This book was written in 1957, in the third person, and was essentially the first draft of what became the 1960 first person classic To Kill a Mockingbird. This book was rediscovered in 2011, after being lost for decades, and published in 2015. It is a powerful statement in its own right, which I enjoyed reading. This book will be discussed at the Third Tuesday Book Club meeting on November 15th, 2016 in the Barnes and Noble in Lafayette, Louisiana, which I will not be attending (drat).

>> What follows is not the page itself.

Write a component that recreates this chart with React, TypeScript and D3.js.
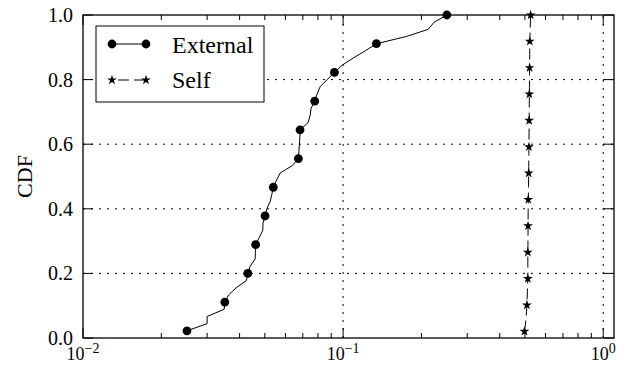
import React from "react";
import * as d3 from "d3";

// CDF sample values (x = fraction, log scale)
const externalValues = [
  0.0251, 0.03, 0.03, 0.0349, 0.0351, 0.0363, 0.0388, 0.0425, 0.043, 0.0439,
  0.0459, 0.046, 0.0461, 0.0476, 0.0491, 0.0492, 0.0501, 0.0509, 0.0524,
  0.0532, 0.0539, 0.0555, 0.0573, 0.0637, 0.0673, 0.0676, 0.0679, 0.0682,
  0.0683, 0.0733, 0.0747, 0.0753, 0.0778, 0.0794, 0.0816, 0.0868, 0.0926,
  0.0991, 0.1093, 0.1215, 0.1343, 0.1747, 0.2123, 0.2239, 0.2505,
];

const selfValues = [
  0.498, 0.502, 0.505, 0.507, 0.509, 0.51, 0.511, 0.512, 0.513, 0.513, 0.513,
  0.513, 0.513, 0.5135, 0.5135, 0.514, 0.514, 0.5142, 0.5144, 0.5146, 0.515,
  0.5155, 0.516, 0.5165, 0.517, 0.5172, 0.5175, 0.5178, 0.518, 0.5183,
  0.5186, 0.5188, 0.519, 0.5193, 0.5196, 0.5198, 0.52, 0.5203, 0.5206,
  0.5208, 0.521, 0.5213, 0.5216, 0.5218, 0.522, 0.523, 0.524, 0.525, 0.526,
];

const yTicks = [0, 0.2, 0.4, 0.6, 0.8, 1.0];
const xMajorTicks = [0.01, 0.1, 1];
const xTickExponents = ["−2", "−1", "0"];
const seriesNames = ["External", "Self"];
const markEvery = 4;

const width = 628;
const height = 369;
const margin = { top: 15, right: 14, bottom: 31, left: 83 };
const font = "Liberation Serif, Times New Roman, serif";

const toCdf = (vals: number[]) =>
  vals.map((v, i) => ({ x: v, y: (i + 1) / vals.length, i }));

export default function App() {
  const x = d3
    .scaleLog()
    .domain([0.01, 1.1])
    .range([margin.left, width - margin.right]);
  const y = d3
    .scaleLinear()
    .domain([0, 1])
    .range([height - margin.bottom, margin.top]);

  const x0 = margin.left;
  const x1 = width - margin.right;
  const y0 = height - margin.bottom;
  const y1 = margin.top;

  const external = toCdf(externalValues);
  const self = toCdf(selfValues);

  const line = d3
    .line<{ x: number; y: number }>()
    .x((d) => x(d.x))
    .y((d) => y(d.y));

  const star = d3.symbol(d3.symbolStar, 30)();

  // minor log ticks 2..9 per decade inside domain
  const minorTicks: number[] = [];
  [0.01, 0.1, 1].forEach((base) => {
    for (let k = 2; k <= 9; k++) {
      const v = base * k;
      if (v < 1.1) minorTicks.push(v);
    }
  });

  const markers = (pts: { i: number }[]) =>
    pts.filter((d) => d.i % markEvery === 0);

  return (
    <svg
      width={width}
      height={height}
      style={{ position: "absolute", left: 0, top: 0, background: "#fff" }}
      fontFamily={font}
    >
      <rect width={width} height={height} fill="#fff" />

      {/* grid */}
      <g stroke="#000" strokeWidth={1} strokeDasharray="2,6">
        {yTicks.slice(1, -1).map((t) => (
          <line key={"gy" + t} x1={x0} x2={x1} y1={y(t)} y2={y(t)} />
        ))}
        {xMajorTicks.slice(1).map((t) => (
          <line key={"gx" + t} x1={x(t)} x2={x(t)} y1={y0} y2={y1} />
        ))}
      </g>

      {/* series */}
      <path d={line(external) || ""} fill="none" stroke="#000" strokeWidth={1} />
      {markers(external).map((d) => (
        <circle key={"e" + d.i} cx={x(d.x)} cy={y(d.y)} r={4.4} fill="#000" />
      ))}
      <path
        d={line(self) || ""}
        fill="none"
        stroke="#000"
        strokeWidth={1}
        strokeDasharray="11,5"
      />
      {markers(self).map((d) => (
        <path
          key={"s" + d.i}
          d={star || ""}
          transform={`translate(${x(d.x)},${y(d.y)})`}
          fill="#000"
        />
      ))}

      {/* ticks */}
      <g stroke="#000" strokeWidth={1}>
        {yTicks.map((t) => (
          <g key={"ty" + t}>
            <line x1={x0} x2={x0 + 10} y1={y(t)} y2={y(t)} />
            <line x1={x1} x2={x1 - 10} y1={y(t)} y2={y(t)} />
          </g>
        ))}
        {xMajorTicks.map((t) => (
          <g key={"tx" + t}>
            <line x1={x(t)} x2={x(t)} y1={y0} y2={y0 - 10} />
            <line x1={x(t)} x2={x(t)} y1={y1} y2={y1 + 10} />
          </g>
        ))}
        {minorTicks.map((t) => (
          <g key={"tm" + t}>
            <line x1={x(t)} x2={x(t)} y1={y0} y2={y0 - 5} />
            <line x1={x(t)} x2={x(t)} y1={y1} y2={y1 + 5} />
          </g>
        ))}
      </g>

      {/* frame */}
      <rect
        x={x0}
        y={y1}
        width={x1 - x0}
        height={y0 - y1}
        fill="none"
        stroke="#000"
        strokeWidth={1.3}
      />

      {/* tick labels */}
      {yTicks.map((t) => (
        <text
          key={"ly" + t}
          x={x0 - 10}
          y={y(t)}
          dy="0.35em"
          textAnchor="end"
          fontSize={20}
        >
          {t.toFixed(1)}
        </text>
      ))}
      {xMajorTicks.map((t, k) => (
        <text
          key={"lx" + t}
          x={x(t)}
          y={360}
          textAnchor="middle"
          fontSize={18}
        >
          10
          <tspan dy={-7} fontSize={14}>
            {xTickExponents[k]}
          </tspan>
        </text>
      ))}

      <text
        transform={`translate(32,${(y0 + y1) / 2}) rotate(-90)`}
        textAnchor="middle"
        fontSize={22}
      >
        CDF
      </text>

      {/* legend */}
      <g>
        <rect
          x={96}
          y={26}
          width={168}
          height={76}
          fill="#fff"
          stroke="#000"
          strokeWidth={1}
        />
        <line x1={112} x2={146} y1={44} y2={44} stroke="#000" strokeWidth={1} />
        <circle cx={112} cy={44} r={4.4} fill="#000" />
        <circle cx={146} cy={44} r={4.4} fill="#000" />
        <text x={172} y={53} fontSize={24}>
          {seriesNames[0]}
        </text>
        <line
          x1={112}
          x2={146}
          y1={80}
          y2={80}
          stroke="#000"
          strokeWidth={1}
          strokeDasharray="11,5"
          strokeDashoffset={-6}
        />
        <path d={star || ""} transform="translate(112,80)" fill="#000" />
        <path d={star || ""} transform="translate(146,80)" fill="#000" />
        <text x={172} y={88} fontSize={24}>
          {seriesNames[1]}
        </text>
      </g>
    </svg>
  );
}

It is circa 1955 in Maycomb, Alabama, and Jean Louise Finch, aged twenty-six, has come home on her fifth annual vacation from New York City, to visit her father Atticus and her almost-fiancé Henry Clinton, whom she grew up with, and who now works with Atticus in his law office. By accident she discovers, in the wake of the Supreme Court decision in Brown v. Board of Education of Topeka, that Maycomb now has a Citizen’s Committee; she goes down to the courthouse, and sees a man she has never seen before declaiming Segregation Forever, and her father and Henry sitting at the long table listening to him. This shakes Jean Louise to her core, and makes her doubt her moral compass.
I very much enjoyed this book, and regret that I will not be able to discuss the book at the Third Tuesday Book Club meeting.